Before arguments began, Chief Justice Bobde briefly addressed how time would be allocated to each counsel to make arguments. Senior Advocate K Parasaran submitted that he had drafted a proposed schedule and placed it on the record. It included the order in which counsels would argue. He noted that he had left thirty-minutes for unforseen changes. 

 

Sr. Adv. Indira Jaising said she had also submitted a schedule to the Registrar. She stressed that it was yet unclear which counsels are on which side and that some appear to be on both sides.

 

Both Sr. Adv. Parasaran and Sr. Adv. Jaising agreed that the Solicitor General (SG) should commence arguments. The Bench observed that SG Tushar Mehta will be granted 1.5 days to argue, after which his propositions could be countered by the other counsels.

 

The Bench is likely to hear Sr. Adv. Fali Nariman after the Solicitor General concludes.

 

Solicitor General lists judgments

After discussing the schedule, the Bench heard SG Tushar Mehta make submissions on behalf of the Union.

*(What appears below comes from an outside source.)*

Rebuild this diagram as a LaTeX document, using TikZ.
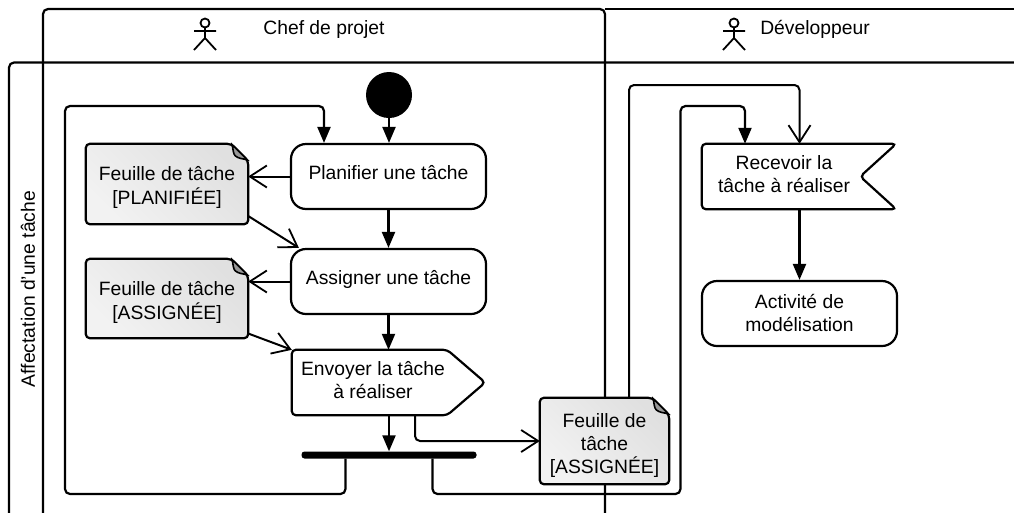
\documentclass[tikz,border=0pt]{standalone}
\usepackage{fontspec}
\setmainfont{Liberation Sans}
\usetikzlibrary{arrows.meta,calc,positioning}
\pgfdeclarelayer{lanelayer}
\pgfdeclarelayer{shapelayer}
\pgfsetlayers{lanelayer,shapelayer,main}
\definecolor{ink}{HTML}{000000}
\definecolor{docA}{HTML}{F2F2F2}
\definecolor{docB}{HTML}{E0E0E0}
\definecolor{foldc}{HTML}{999999}
\newcommand{\boxtxt}[2][0pt]{\raisebox{#1}[\height][\depth]{\begin{tabular}{@{}c@{}}#2\end{tabular}}}
\newcommand{\docshape}[1]{%
  \begin{pgfonlayer}{shapelayer}
    \path[docedge,top color=docA,bottom color=docB,shading angle=135,draw]
      (#1.north west) -- ([xshift=-17pt]#1.north east) -- ([yshift=-17pt]#1.north east)
      -- (#1.south east) -- (#1.south west) -- cycle;
    \draw[line width=1.6pt,fill=foldc]
      ([xshift=-16pt,yshift=-1pt]#1.north east) .. controls ([xshift=-15pt,yshift=-6pt]#1.north east) and ([xshift=-15pt,yshift=-10pt]#1.north east) .. ([xshift=-13pt,yshift=-12pt]#1.north east)
      .. controls ([xshift=-10pt,yshift=-15pt]#1.north east) and ([xshift=-4pt,yshift=-15pt]#1.north east) .. ([xshift=-1pt,yshift=-16pt]#1.north east) -- cycle;
  \end{pgfonlayer}}
\tikzset{
  lane/.style={line width=2.2pt,draw=ink,rounded corners=5pt},
  txt/.style={font=\fontsize{19.3}{23}\selectfont,inner sep=0pt,align=center,text=ink},
  lanetxt/.style={font=\fontsize{19.3}{23}\selectfont,inner sep=0pt,text=ink},
  action/.style={txt,draw=ink,line width=2.2pt,rounded corners=15pt,fill=white,minimum width=195pt,minimum height=65pt},
  plainbox/.style={txt,minimum width=#1,minimum height=65pt},
  docnode/.style={txt,minimum width=162pt,minimum height=80pt},
  docedge/.style={line width=2.2pt,draw=ink,rounded corners=4pt},
  edgeshape/.style={line width=2.2pt,draw=ink,fill=white,rounded corners=4pt},
  flow/.style={line width=2.2pt,draw=ink,rounded corners=5pt,-{Stealth[length=16pt,width=13pt,inset=0pt]}},
  objflow/.style={line width=2pt,draw=ink,rounded corners=5pt,-{Straight Barb[length=17pt,width=22pt,line width=1.8pt]}},
  actorline/.style={line width=1.8pt,draw=ink}
}
\begin{document}
\begin{tikzpicture}[x=1pt,y=-1pt]
\useasboundingbox (0,0) rectangle (1014,512);
\begin{pgfonlayer}{lanelayer}
  \fill[white] (0,0) rectangle (1014,512);
  \draw[lane] (43,520) -- (43,9) -- (605,9) -- (605,520);
  \draw[lane] (605,9) -- (1030,9);
  \draw[lane] (9,520) -- (9,62.5) -- (1030,62.5);
\end{pgfonlayer}

% lane titles
\node[lanetxt] (chef) at (324,29.5) {Chef de projet};
\node[lanetxt] (dev) at (815,29.5) {Développeur};
\node[lanetxt,rotate=90] (aff) at (28,289) {Affectation d'une tâche};

% actors
\draw[actorline] (205,23) circle (4.5);
\draw[actorline] (194,31) -- (216,31) (205,27.5) -- (205,38) (194,50) -- (205,38) -- (216,50);
\draw[actorline] (734,23) circle (4.5);
\draw[actorline] (723,31) -- (745,31) (734,27.5) -- (734,38) (723,50) -- (734,38) -- (745,50);

% nodes
\node[circle,fill=ink,minimum size=46pt,inner sep=0pt] (start) at (389,95) {};
\node[action] (plan) at (388.5,176.5) {\boxtxt[2pt]{Planifier une tâche}};
\node[action] (assign) at (388.5,281.5) {\boxtxt[2pt]{Assigner une tâche}};
\node[plainbox=162pt] (send) at (373,382.5) {\boxtxt[0.5pt]{Envoyer la tâche\\à réaliser}};
\node[fill=ink,rounded corners=3pt,minimum width=175pt,minimum height=7pt,inner sep=0pt] (bar) at (389,455) {};
\node[docnode] (docA) at (167,184) {\boxtxt[-4pt]{Feuille de tâche\\{[}PLANIFIÉE{]}}};
\node[docnode,minimum height=79pt] (docB) at (167,298.5) {\boxtxt[-4.5pt]{Feuille de tâche\\{[}ASSIGNÉE{]}}};
\node[docnode,minimum width=129pt,minimum height=86pt] (docC) at (604.5,441) {\boxtxt[-5pt]{Feuille de\\tâche\\{[}ASSIGNÉE{]}}};
\node[plainbox=164pt] (recv) at (784,176.5) {\boxtxt[0.5pt]{Recevoir la\\tâche à réaliser}};
\node[action] (model) at (799.5,313.5) {\boxtxt[-2pt]{Activité de\\modélisation}};

\docshape{docA}
\docshape{docB}
\docshape{docC}

\begin{pgfonlayer}{shapelayer}
  \draw[edgeshape] (send.north west) -- ([xshift=-7pt]send.north east) -- ([xshift=31pt]send.east) -- ([xshift=-7pt]send.south east) -- (send.south west) -- cycle;
  \draw[edgeshape] (recv.north west) -- ([xshift=30pt]recv.north east) -- ([xshift=-6pt]recv.east) -- ([xshift=30pt]recv.south east) -- (recv.south west) -- cycle;
\end{pgfonlayer}

% control flows
\draw[flow] (start) -- (plan.north -| start);
\draw[flow] (plan.south) -- (assign.north);
\draw[flow] (assign.south) -- (assign.south |- send.north);
\draw[flow] (send.south -| bar) -- (bar.north);
\draw[flow] (recv.south -| model) -- (model.north);
\coordinate (loopLL) at (65,494);
\coordinate (loopLT) at (65,106);
\coordinate (loopRB) at (680.5,494);
\coordinate (loopRT) at (680.5,106);
\coordinate (recvT) at (629,85);
\draw[flow] ([xshift=-43.5pt]bar.south) |- (loopLL) -- (loopLT) -| ([xshift=-64.5pt]plan.north);
\draw[flow] ([xshift=43.5pt]bar.south) |- (loopRB) -- (loopRT) -| ([xshift=-39pt]recv.north);

% object flows
\draw[objflow] (plan.west) -- (plan.west -| docA.east);
\draw[objflow] (assign.west) -- (assign.west -| docB.east);
\draw[objflow] ([yshift=-32pt]docA.east) -- ([xshift=9pt]assign.north west);
\draw[objflow] ([yshift=-35pt]docB.east) -- (send.north west);
\draw[objflow] ([xshift=42pt]send.south) |- (docC.west);
\draw[objflow] (recvT |- docC.north) -- (recvT) -| (recv.north -| model);
\end{tikzpicture}
\end{document}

He went through a series of landmark judgments on the fundamental right to freedom of religion. While doing so, he offered various general observations about Articles 25 and 26Note that the below summary is not organized chronologically.

 

Reflecting on the scope and ambit of freedom of religion, he made the broad submission that only secular activities could be regulated. Chief Justice Bobde agreed, observing that only the secular parts of religious activity are subject to regulation. These are necessarily material in nature. For example, they may pertain to land administration, fiscal matters, etc. Offering a counter-example, Chief Just Bobde observed that the State could not regulate namaz. The Solicitor General added that whether an activity was secular ought to be decided on a case-by-case basis.

 

Having established this, the Solicitor General clarified that essential religious practices (ERP) may be subject to regulation in certain exceptional circumstances. An ERP is a practice deemed so essential to a religion, that to cease its operation would inexorably alter said religion. SG Tushar Mehta specified that the Constitution clearly states that freedom of religion is subject to public order. He added that ERPs may also be subject to social reform mandates.

 

Touching upon the relation between freedom of religion and other fundamental rights, Solicitor General Tushar Mehta said that fundamental rights do not exist in isolation. He put forth that Article 25 is subject to the other rights guaranteed in Part III of the Constitution. On the other hand, he contended that the text of Article 26 does not indicate it is subject to other fundamental rights. 

 

Turning to Article 26, he emphasised that one of the most crucial issues in the Sabarimala review petitions turns on how the Court chooses to define ‘religious denomination’. He submitted that the Shirur Mutt judgment provides a concrete definition of ‘religious denomination’. He said that this definition is such a well-established precedent that it has become almost legislative in nature.

 

In conclusion, SG Mehta made a general observation on the judgments he had taken the Bench through. He said that they all have two features in common. First, the affected parties were always litigants in the matter (relevant to issue 7). Second, there was always a specific legislation under challenge.

 

There were two key issues that the Solicitor General raised today. First, whether ritual or modes of worship amount to a religion? Second, whether the Court or a religious denomination can determine if a practice is an essential religious practice?

 

The Bench will continue hearing the Solicitor General in the next hearing.